The Art of the Selfie

Freshman Yalia Kamara

Freshman Yalia Kamara

Clara Janzen, Co-Editor-in-Chief

Throughout the history of art, artists resorted to self-portraiture to craft a controlled vision of themselves.  Now, couldn’t those same moods and emotions that were in the past let out through strokes of pigments, come out through filters and camera angles? Who’s to say that the selfie isn’t just a modern, scaled-down version of self-portraiture?

Although often chastised as a narcissistic procrastination tool, selfies, much like self-portraits, reveal fascinating information about our visions of ourselves. Our selfies may all be called “selfies” and carry any negative connotations associated with that word, however each selfie, like each piece of art, has individual character.

 

Senior Anastasia Mitchell
Senior Anastasia Mitchell

Take for example the selfie by senior Anastasia Mitchell. “It’s the mood I’m in,” said Mitchell, on how she expresses herself through her selfies. “I use different colors, it always highlights the picture, makes me someone else, you know?”

In the first picture, Mitchell frames her lips at the bottom of the camera, playing with proportion. The huge block of light purple lipstick adds interest to the largely black, white, and brown color scheme. The shapes and lines and textures that art requires are present. All of this art talk sounds pretty silly next to her even goofier selfie. It’s a pretty goofy selfie, but even goofy selfies get help from artistic elements to give them their personality.

Then, take the selfie of sophomore Larry Colbert. The selfie is positioned to channel light just around the border of his head. The light makes its way through the thin cartilage of his ear, adding a pop of peachy-orange. The bright white light in the background adds contrast to the predominantly black photo. This selfie portrays something completely different from its neighbors.

Sophomore Larry Colbert
Sophomore Larry Colbert

Like art, selfies display varied levels of creativity and visual appeal. A crude, two-second snapshot probably doesn’t qualify artistically. However, there’s a vast number of selfies that aren’t two second snapshots. They are carefully positioned and edited reflections of personality.

“Usually, I like to do my own little looks, like sometimes I’ll be looking away from the camera,” said sophomore Brianna Molley. “I attempt to make [my selfies] different… as different as possible.”

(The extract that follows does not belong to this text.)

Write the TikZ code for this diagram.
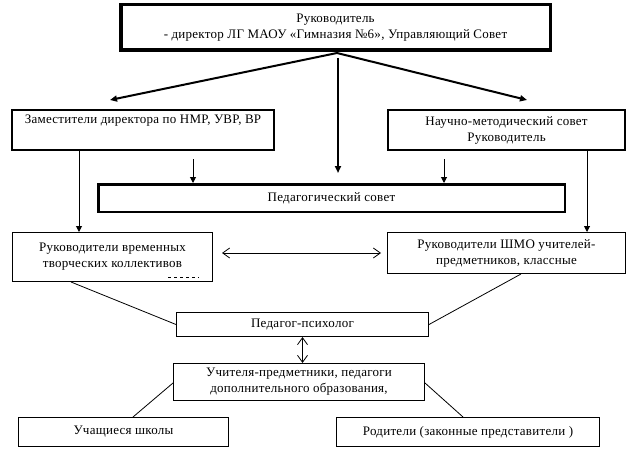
\documentclass[tikz,border=0pt]{standalone}
\usepackage{fontspec}
\setmainfont[LetterSpace=2]{Liberation Serif}
\usetikzlibrary{arrows.meta}
\begin{document}
\begin{tikzpicture}[x=1pt,y=-1pt,
  box/.style={draw=black, rectangle, inner sep=0pt, align=center, font=\fontsize{13}{16}\selectfont},
  thickarrow/.style={line width=2pt, -{Triangle[length=7pt,width=6pt]}},
  thinarrow/.style={line width=1pt, -{Triangle[length=6pt,width=6pt]}},
  dblarrow/.style={line width=0.8pt, {Straight Barb[length=7pt,width=10pt]}-{Straight Barb[length=7pt,width=10pt]}},
  link/.style={line width=0.8pt}]
\useasboundingbox (0,0) rectangle (628,457);
\fill[white] (0,0) rectangle (628,457);

% boxes
\node[box, line width=3.5pt, minimum width=429.5pt, minimum height=45.5pt] (top) at (335.5,27.5)
  {Руководитель\\- директор ЛГ МАОУ «Гимназия №6», Управляющий Совет};
\node[box, line width=2pt, minimum width=262pt, minimum height=40pt] (zam) at (143,130)
  {Заместители директора по НМР, УВР, ВР\\\strut};
\node[box, line width=2pt, minimum width=237pt, minimum height=40pt] (nauch) at (506.5,130)
  {Научно-методический совет\\Руководитель};
\node[box, line width=2.5pt, minimum width=466.5pt, minimum height=27.5pt] (pcouncil) at (331.5,198)
  {Педагогический совет};
\node[box, line width=1pt, minimum width=200pt, minimum height=49pt] (rukvr) at (112.5,257)
  {Руководители временных\\творческих коллективов};
\node[box, line width=1pt, minimum width=238pt, minimum height=41pt] (shmo) at (506.5,253)
  {Руководители ШМО учителей-\\предметников, классные};
\node[box, line width=1pt, minimum width=252pt, minimum height=24pt] (psych) at (302.5,324.5)
  {Педагог-психолог};
\node[box, line width=1pt, minimum width=251pt, minimum height=37pt] (uchit) at (299,382)
  {Учителя-предметники, педагоги\\дополнительного образования,};
\node[box, line width=1pt, minimum width=210pt, minimum height=29pt] (uchash) at (123.5,432)
  {Учащиеся школы};
\node[box, line width=1pt, minimum width=263pt, minimum height=29pt] (rodit) at (468,432)
  {Родители (законные представители )};

% small dashed mark inside rukvr
\draw[line width=0.7pt, dash pattern=on 3pt off 3pt] (168,277) -- (199,277);

% coordinates for connector ends
\coordinate (topsrc) at (337,53);
\coordinate (zamtip) at (110,100);
\coordinate (nauchtip) at (527,100);
\coordinate (midsrc) at (338,58);
\coordinate (midtip) at (338,173);
\coordinate (za) at (193,159);
\coordinate (na) at (444,159);
\coordinate (zl) at (79,151);
\coordinate (nl) at (587,151);
\coordinate (h1) at (222,253);
\coordinate (h2) at (381,253);
\coordinate (l1) at (71,282);
\coordinate (l2) at (521,274);
\coordinate (uL) at (173,383);
\coordinate (uR) at (425,383);
\coordinate (sL) at (133,417);
\coordinate (sR) at (463,417);

% connectors
\draw[thickarrow] (topsrc) -- (zamtip);
\draw[thickarrow] (topsrc) -- (nauchtip);
\draw[thickarrow] (midsrc) -- (midtip);
\draw[thinarrow] (za) -- (za |- pcouncil.north);
\draw[thinarrow] (na) -- (na |- pcouncil.north);
\draw[thinarrow] (zam.south -| zl) -- (rukvr.north -| zl);
\draw[thinarrow] (nauch.south -| nl) -- (shmo.north -| nl);
\draw[dblarrow] (h1) -- (h2);
\draw[link] (l1) -- (psych.west);
\draw[link] (l2) -- (psych.east);
\draw[dblarrow] (psych.south) -- (uchit.north -| psych.south);
\draw[link] (uL) -- (sL);
\draw[link] (uR) -- (sR);
\end{tikzpicture}
\end{document}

“I guess mine are kind of different from a lot of people… because I always tilt it when I take a selfie,” said sophomore Jordan Bridges. “No one ever really does that,” she said. “I think that that captures my face better.”

The idea of an artful selfie is not new — the intellectual merit of selfies is practically drooled upon by analysts. NPR, for instance, labeled selfies as a “whole new genre of cultural expression,” in an article titled Narcissistic, Maybe. But Is There More To The Art Of The Selfie? A Tumblr account titled The Art of the Selfie describes itself as “celebrating selfies as an art form.” The piece Selfies are Art appeared in the magazine The Atlantic in 2013.

But as much as the selfie may be validated as an art form, it is also rejected as one.

“Despite the historical treatment of portraiture as a respected creative form, your selfie is probably not art,” wrote Andrea Nease in the article Beyond the Bubble: Are Selfies Art? published in Dartmouth College’s student newspaper. “Selfies, rather, have taken on a life of their own and, in the process, have blurred the public’s perception of what qualifies as art.”

Still, it is hard not to find artistic merit after examining the selfies of ERHS students, such as the ones to the left. The breadth of color schemes, levels of effort, graphic appeal, etc., is vast. If selfies weren’t art, wouldn’t they just be like our identical senior portraits?

“Art is an expression of your own voice but in a visual form,” said senior Ashley Akinwale, who went on to say that, by her definition, selfies then qualify as art.

“I really don’t see it as an art,” said senior Dashea Wyatt, “I just see it as something I do.” She did, however, recognize that whether or not it can be classified as art may depend on “who takes it,” and “what the purpose behind the picture is.”

According to Femi Alabi, selfies are art, “if you want it to be.” “You can turn your selfies into different things,” said the freshman.